Dynamics in the quantum Hall effect and the phase diagram of graphene

TL;DR

This paper investigates the mechanisms behind Landau level degeneracy lifting in graphene's quantum Hall effect, revealing coexistence of ferromagnetism and magnetic catalysis, and maps the phase diagram of the system.

Contribution

It provides a detailed analysis of the gap equation solutions in graphene, showing the coexistence of different order parameters and reproducing experimental quantum Hall plateau observations.

Findings

Coexistence of QH ferromagnetism and magnetic catalysis in graphene.

Reproduction of experimentally observed quantum Hall plateaus.

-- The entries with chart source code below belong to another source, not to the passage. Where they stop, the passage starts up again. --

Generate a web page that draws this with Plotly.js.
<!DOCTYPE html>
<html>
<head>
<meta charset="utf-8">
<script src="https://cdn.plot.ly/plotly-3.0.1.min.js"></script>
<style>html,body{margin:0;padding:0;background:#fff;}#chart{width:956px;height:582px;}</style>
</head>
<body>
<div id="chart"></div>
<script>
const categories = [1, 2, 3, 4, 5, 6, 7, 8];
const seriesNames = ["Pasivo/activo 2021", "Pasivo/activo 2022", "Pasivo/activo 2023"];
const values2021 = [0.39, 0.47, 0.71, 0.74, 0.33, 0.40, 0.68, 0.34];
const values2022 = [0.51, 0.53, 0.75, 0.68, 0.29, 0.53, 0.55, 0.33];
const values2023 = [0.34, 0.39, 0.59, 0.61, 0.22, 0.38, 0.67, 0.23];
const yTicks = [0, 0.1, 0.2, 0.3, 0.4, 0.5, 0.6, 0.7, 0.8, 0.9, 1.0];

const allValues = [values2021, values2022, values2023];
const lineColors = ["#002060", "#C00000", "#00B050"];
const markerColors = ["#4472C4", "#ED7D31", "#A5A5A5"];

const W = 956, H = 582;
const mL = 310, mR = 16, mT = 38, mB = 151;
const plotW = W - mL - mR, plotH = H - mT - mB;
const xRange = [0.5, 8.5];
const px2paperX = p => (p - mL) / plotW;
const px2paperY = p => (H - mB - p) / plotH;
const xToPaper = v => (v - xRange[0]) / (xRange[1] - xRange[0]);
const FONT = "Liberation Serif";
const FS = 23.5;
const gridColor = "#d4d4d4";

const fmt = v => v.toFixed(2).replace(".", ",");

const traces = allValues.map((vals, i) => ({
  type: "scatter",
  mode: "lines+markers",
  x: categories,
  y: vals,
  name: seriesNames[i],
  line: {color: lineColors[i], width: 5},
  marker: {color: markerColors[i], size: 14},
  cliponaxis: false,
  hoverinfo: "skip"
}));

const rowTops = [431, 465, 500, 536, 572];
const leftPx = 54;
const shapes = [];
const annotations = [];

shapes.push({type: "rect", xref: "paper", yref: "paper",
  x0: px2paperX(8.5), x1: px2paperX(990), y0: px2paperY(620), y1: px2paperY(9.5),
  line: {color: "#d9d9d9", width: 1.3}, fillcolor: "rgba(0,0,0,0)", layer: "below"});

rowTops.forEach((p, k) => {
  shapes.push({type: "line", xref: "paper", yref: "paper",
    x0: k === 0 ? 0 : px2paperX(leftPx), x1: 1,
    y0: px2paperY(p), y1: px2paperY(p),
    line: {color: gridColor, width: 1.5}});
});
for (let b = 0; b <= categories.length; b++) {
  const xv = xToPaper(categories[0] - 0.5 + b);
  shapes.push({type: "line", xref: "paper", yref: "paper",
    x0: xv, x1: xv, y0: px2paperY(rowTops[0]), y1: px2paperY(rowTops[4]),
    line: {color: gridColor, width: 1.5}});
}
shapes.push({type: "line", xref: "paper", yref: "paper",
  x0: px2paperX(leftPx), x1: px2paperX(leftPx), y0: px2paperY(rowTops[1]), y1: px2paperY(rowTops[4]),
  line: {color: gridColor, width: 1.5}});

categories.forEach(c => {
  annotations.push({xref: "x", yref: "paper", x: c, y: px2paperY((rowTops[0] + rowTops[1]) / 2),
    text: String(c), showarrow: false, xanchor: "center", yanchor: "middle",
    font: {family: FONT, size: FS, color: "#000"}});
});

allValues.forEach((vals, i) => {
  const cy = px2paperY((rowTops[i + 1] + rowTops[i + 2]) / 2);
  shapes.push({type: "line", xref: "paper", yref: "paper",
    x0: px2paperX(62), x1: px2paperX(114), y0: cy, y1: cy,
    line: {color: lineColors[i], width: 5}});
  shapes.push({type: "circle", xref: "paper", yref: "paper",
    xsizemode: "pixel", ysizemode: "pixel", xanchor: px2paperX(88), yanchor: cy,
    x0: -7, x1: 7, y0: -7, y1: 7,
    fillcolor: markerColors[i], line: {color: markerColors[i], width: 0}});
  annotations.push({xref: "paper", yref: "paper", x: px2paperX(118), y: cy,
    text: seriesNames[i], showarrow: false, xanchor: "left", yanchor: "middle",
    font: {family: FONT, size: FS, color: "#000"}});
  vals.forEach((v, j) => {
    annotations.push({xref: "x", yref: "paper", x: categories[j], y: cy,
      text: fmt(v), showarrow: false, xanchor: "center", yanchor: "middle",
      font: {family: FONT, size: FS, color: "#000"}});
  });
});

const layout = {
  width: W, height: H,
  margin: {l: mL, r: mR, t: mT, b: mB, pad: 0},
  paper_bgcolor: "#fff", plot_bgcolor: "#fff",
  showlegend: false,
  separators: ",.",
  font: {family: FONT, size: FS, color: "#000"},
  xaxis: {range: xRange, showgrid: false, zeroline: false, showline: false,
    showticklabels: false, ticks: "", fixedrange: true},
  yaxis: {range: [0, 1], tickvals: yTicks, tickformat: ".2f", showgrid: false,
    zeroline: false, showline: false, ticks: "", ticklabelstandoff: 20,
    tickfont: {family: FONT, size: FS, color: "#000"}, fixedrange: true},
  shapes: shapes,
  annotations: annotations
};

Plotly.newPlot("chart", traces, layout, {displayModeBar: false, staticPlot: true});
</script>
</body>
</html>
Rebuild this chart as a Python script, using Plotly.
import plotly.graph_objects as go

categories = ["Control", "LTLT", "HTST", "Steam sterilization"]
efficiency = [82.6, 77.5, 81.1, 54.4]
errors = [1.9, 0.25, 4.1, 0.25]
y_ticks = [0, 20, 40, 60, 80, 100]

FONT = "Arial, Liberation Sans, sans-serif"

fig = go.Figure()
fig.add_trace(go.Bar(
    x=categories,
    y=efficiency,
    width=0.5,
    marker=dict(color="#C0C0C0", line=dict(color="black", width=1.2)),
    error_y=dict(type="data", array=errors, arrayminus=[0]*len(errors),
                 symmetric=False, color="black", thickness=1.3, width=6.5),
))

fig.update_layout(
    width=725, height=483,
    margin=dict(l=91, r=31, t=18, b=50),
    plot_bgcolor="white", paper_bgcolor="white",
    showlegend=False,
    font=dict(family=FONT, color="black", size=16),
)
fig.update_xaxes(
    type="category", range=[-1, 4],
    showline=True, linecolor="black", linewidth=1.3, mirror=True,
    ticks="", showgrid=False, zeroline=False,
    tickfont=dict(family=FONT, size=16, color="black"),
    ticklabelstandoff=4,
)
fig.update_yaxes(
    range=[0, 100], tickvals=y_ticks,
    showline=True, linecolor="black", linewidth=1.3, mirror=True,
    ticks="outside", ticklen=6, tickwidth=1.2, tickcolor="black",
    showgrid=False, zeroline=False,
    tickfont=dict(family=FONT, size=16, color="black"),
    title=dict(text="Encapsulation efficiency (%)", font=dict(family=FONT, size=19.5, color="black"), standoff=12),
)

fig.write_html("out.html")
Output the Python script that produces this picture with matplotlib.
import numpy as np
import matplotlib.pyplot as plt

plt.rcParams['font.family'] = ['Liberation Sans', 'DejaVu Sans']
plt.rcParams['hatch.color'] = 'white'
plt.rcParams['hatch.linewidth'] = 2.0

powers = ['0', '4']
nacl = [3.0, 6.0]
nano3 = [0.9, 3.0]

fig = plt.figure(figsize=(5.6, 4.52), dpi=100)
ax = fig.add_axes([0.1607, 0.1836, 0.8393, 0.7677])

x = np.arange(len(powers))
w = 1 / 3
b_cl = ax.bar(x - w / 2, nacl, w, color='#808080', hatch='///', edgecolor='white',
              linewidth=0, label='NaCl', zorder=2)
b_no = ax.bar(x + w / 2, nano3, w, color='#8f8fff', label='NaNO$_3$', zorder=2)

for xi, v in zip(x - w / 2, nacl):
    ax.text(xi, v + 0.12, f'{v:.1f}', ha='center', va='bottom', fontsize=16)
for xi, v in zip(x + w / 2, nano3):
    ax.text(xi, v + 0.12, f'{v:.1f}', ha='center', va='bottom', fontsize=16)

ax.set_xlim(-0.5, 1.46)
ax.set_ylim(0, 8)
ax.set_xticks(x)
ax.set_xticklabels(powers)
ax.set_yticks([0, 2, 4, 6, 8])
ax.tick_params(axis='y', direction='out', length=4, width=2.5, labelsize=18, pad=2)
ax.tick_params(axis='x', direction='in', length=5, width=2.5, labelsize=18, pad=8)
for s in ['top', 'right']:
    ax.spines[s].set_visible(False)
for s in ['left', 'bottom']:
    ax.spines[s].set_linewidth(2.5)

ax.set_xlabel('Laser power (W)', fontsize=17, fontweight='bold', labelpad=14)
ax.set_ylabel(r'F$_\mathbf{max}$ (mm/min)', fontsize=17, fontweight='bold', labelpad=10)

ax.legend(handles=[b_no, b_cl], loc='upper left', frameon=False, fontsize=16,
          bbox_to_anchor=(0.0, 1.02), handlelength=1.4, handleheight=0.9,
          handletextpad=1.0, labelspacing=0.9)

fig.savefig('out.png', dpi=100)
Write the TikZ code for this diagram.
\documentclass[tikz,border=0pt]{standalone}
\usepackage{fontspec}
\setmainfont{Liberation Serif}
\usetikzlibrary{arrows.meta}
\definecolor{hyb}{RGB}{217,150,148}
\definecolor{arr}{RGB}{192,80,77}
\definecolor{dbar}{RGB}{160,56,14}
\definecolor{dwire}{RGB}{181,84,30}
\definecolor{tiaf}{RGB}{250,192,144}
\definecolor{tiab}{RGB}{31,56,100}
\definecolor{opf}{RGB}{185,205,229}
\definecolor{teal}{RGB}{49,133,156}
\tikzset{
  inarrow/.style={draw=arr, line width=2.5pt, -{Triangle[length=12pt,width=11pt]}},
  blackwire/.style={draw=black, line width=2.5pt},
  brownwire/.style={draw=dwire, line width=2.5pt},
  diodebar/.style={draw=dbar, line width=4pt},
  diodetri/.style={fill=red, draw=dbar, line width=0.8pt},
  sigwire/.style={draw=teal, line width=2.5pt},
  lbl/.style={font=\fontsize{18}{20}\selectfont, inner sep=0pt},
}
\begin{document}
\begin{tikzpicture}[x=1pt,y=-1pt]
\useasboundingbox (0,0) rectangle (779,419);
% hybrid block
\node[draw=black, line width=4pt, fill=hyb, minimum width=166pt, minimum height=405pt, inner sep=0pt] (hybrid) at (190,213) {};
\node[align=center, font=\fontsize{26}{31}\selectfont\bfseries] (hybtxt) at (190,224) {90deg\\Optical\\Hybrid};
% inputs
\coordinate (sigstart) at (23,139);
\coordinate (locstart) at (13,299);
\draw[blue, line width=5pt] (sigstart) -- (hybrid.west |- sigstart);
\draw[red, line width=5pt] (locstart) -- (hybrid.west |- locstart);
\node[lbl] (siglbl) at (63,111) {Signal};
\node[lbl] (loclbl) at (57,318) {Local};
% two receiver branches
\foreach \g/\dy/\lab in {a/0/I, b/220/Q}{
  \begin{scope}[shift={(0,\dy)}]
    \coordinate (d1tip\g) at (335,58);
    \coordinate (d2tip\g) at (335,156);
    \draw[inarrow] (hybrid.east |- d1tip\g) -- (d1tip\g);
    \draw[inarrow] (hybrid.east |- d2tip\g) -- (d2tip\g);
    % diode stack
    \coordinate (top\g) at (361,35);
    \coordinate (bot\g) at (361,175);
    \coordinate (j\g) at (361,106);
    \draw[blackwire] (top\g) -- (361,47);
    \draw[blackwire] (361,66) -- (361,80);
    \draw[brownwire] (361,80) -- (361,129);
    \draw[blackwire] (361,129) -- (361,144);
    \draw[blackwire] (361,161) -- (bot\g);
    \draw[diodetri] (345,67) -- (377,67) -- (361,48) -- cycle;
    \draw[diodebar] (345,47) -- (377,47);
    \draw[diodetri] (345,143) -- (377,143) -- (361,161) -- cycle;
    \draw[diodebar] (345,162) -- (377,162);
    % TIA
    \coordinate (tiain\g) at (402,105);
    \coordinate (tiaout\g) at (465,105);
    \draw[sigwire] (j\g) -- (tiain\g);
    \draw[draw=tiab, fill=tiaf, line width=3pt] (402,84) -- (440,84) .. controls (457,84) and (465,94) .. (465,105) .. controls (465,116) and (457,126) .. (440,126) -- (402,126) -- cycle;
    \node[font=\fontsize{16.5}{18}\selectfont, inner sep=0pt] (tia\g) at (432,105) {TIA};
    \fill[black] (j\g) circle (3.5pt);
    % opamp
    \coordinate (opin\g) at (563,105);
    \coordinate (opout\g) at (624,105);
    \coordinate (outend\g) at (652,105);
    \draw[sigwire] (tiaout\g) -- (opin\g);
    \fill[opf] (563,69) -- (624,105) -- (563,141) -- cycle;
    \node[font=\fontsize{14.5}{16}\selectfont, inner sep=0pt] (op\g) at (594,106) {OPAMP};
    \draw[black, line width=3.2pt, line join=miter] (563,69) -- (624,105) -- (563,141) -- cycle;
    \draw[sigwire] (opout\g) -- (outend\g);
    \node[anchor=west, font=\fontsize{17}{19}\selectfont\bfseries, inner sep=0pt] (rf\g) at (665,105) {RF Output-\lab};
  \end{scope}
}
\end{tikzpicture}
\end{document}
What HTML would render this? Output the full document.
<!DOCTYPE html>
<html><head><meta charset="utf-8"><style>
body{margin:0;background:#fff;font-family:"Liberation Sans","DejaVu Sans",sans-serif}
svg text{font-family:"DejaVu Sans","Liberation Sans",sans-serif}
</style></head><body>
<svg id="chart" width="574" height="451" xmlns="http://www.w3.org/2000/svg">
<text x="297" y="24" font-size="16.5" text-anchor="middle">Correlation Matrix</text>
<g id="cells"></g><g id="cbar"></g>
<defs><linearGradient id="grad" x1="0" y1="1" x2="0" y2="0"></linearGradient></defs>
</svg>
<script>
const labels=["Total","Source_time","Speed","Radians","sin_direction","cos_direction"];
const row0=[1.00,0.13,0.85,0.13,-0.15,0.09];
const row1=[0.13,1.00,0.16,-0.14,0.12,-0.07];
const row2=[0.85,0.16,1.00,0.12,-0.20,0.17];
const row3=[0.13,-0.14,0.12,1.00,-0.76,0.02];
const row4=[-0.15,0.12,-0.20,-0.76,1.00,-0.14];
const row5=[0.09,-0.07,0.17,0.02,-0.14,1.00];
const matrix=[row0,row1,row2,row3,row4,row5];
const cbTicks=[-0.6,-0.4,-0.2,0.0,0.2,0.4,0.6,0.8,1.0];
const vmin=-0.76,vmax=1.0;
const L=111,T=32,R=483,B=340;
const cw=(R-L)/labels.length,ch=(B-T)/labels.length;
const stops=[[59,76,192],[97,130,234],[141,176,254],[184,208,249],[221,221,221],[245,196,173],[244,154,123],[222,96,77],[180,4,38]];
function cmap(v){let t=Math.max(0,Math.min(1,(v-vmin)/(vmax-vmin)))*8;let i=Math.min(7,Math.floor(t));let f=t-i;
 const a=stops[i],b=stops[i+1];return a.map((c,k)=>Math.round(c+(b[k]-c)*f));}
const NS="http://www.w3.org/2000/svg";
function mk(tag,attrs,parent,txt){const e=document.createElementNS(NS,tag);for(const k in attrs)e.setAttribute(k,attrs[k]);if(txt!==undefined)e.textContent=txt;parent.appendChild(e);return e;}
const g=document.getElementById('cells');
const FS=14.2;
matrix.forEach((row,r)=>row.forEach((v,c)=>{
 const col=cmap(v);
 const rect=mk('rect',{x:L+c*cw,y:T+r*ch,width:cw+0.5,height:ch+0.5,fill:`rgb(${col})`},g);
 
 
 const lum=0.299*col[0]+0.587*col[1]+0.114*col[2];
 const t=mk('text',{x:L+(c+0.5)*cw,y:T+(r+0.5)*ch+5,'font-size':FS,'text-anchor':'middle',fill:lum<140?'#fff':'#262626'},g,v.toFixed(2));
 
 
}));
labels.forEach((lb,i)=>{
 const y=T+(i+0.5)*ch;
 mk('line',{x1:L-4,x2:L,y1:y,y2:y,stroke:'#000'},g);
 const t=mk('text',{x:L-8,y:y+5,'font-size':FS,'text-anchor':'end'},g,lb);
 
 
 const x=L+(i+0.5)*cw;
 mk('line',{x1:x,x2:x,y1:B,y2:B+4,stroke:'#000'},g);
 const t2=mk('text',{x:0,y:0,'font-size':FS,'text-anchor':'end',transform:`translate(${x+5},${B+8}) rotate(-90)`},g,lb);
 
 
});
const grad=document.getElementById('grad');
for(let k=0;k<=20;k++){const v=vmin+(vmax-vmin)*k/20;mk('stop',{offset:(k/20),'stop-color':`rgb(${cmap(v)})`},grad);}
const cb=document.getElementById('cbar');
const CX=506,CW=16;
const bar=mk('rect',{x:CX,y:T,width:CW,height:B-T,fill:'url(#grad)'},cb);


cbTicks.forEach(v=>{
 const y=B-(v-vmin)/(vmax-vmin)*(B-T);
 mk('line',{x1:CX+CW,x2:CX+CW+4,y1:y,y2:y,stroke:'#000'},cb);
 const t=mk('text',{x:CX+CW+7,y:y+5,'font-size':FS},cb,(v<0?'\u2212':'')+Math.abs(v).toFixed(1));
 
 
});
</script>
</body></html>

Phase diagram mapping of temperature and chemical potential effects.

Abstract

The dynamics responsible for lifting the degeneracy of the Landau levels in the quantum Hall (QH) effect in graphene is studied by utilizing a low-energy effective model with a contact interaction. A detailed analysis of the solutions of the gap equation for Dirac quasiparticles is performed at both zero and nonzero temperatures. The characteristic feature of the solutions is that the order parameters connected with the QH ferromagnetism and magnetic catalysis scenarios necessarily coexist. The solutions reproduce correctly the experimentally observed novel QH plateaus in graphene in strong magnetic fields. The phase diagram of this system in the plane of temperature and electron chemical potential is analyzed. The phase transitions corresponding to the transitions between different QH plateaus in graphene are described.